-- Begin --

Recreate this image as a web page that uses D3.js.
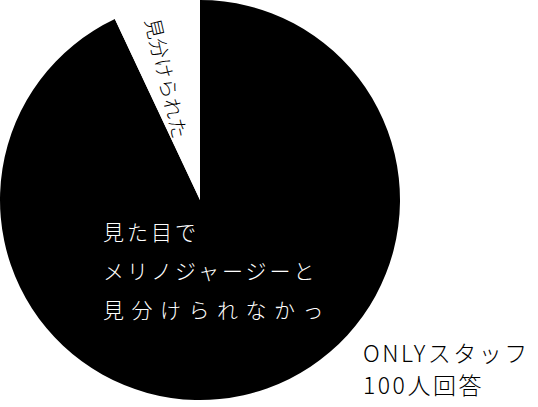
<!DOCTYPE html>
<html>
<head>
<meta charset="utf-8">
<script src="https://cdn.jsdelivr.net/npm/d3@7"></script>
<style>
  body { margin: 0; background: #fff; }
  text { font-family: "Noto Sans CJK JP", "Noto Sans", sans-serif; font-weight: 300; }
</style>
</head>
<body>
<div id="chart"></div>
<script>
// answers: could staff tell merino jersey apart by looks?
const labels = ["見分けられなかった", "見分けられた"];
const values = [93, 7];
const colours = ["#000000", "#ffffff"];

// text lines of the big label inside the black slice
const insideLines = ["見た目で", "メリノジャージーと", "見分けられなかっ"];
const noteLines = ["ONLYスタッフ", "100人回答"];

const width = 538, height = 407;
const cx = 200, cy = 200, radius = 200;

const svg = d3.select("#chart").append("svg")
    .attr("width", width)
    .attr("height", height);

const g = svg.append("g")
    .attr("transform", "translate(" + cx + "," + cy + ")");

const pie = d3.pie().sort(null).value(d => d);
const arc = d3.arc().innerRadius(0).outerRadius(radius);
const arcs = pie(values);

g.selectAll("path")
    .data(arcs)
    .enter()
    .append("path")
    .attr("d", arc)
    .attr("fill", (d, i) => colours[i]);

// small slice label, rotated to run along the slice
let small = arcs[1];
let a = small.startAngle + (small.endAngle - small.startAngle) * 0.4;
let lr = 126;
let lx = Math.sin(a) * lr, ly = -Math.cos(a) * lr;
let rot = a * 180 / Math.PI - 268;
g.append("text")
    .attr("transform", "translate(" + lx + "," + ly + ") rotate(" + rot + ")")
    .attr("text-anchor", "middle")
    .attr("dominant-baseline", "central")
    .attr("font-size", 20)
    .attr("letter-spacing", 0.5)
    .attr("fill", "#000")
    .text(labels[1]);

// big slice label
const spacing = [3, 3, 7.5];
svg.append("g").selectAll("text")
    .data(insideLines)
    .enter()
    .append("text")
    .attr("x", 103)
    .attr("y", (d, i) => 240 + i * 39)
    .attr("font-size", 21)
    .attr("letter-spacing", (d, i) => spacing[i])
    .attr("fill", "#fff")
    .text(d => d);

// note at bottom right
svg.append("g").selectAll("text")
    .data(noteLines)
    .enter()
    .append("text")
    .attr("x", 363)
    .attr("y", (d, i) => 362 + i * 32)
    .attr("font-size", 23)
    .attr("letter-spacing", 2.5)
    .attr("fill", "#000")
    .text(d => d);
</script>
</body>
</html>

-- End --

### AIM OF THE EXERCISE
Return exactly what appears from the opening line of the material through the line with "const arcs = pie(values);", apart from the pictures.

### SOLVED PROBLEM
Recreate this image as a web page that uses D3.js.
<!DOCTYPE html>
<html>
<head>
<meta charset="utf-8">
<script src="https://cdn.jsdelivr.net/npm/d3@7"></script>
<style>
  body { margin: 0; background: #fff; }
  text { font-family: "Noto Sans CJK JP", "Noto Sans", sans-serif; font-weight: 300; }
</style>
</head>
<body>
<div id="chart"></div>
<script>
// answers: could staff tell merino jersey apart by looks?
const labels = ["見分けられなかった", "見分けられた"];
const values = [93, 7];
const colours = ["#000000", "#ffffff"];

// text lines of the big label inside the black slice
const insideLines = ["見た目で", "メリノジャージーと", "見分けられなかっ"];
const noteLines = ["ONLYスタッフ", "100人回答"];

const width = 538, height = 407;
const cx = 200, cy = 200, radius = 200;

const svg = d3.select("#chart").append("svg")
    .attr("width", width)
    .attr("height", height);

const g = svg.append("g")
    .attr("transform", "translate(" + cx + "," + cy + ")");

const pie = d3.pie().sort(null).value(d => d);
const arc = d3.arc().innerRadius(0).outerRadius(radius);
const arcs = pie(values);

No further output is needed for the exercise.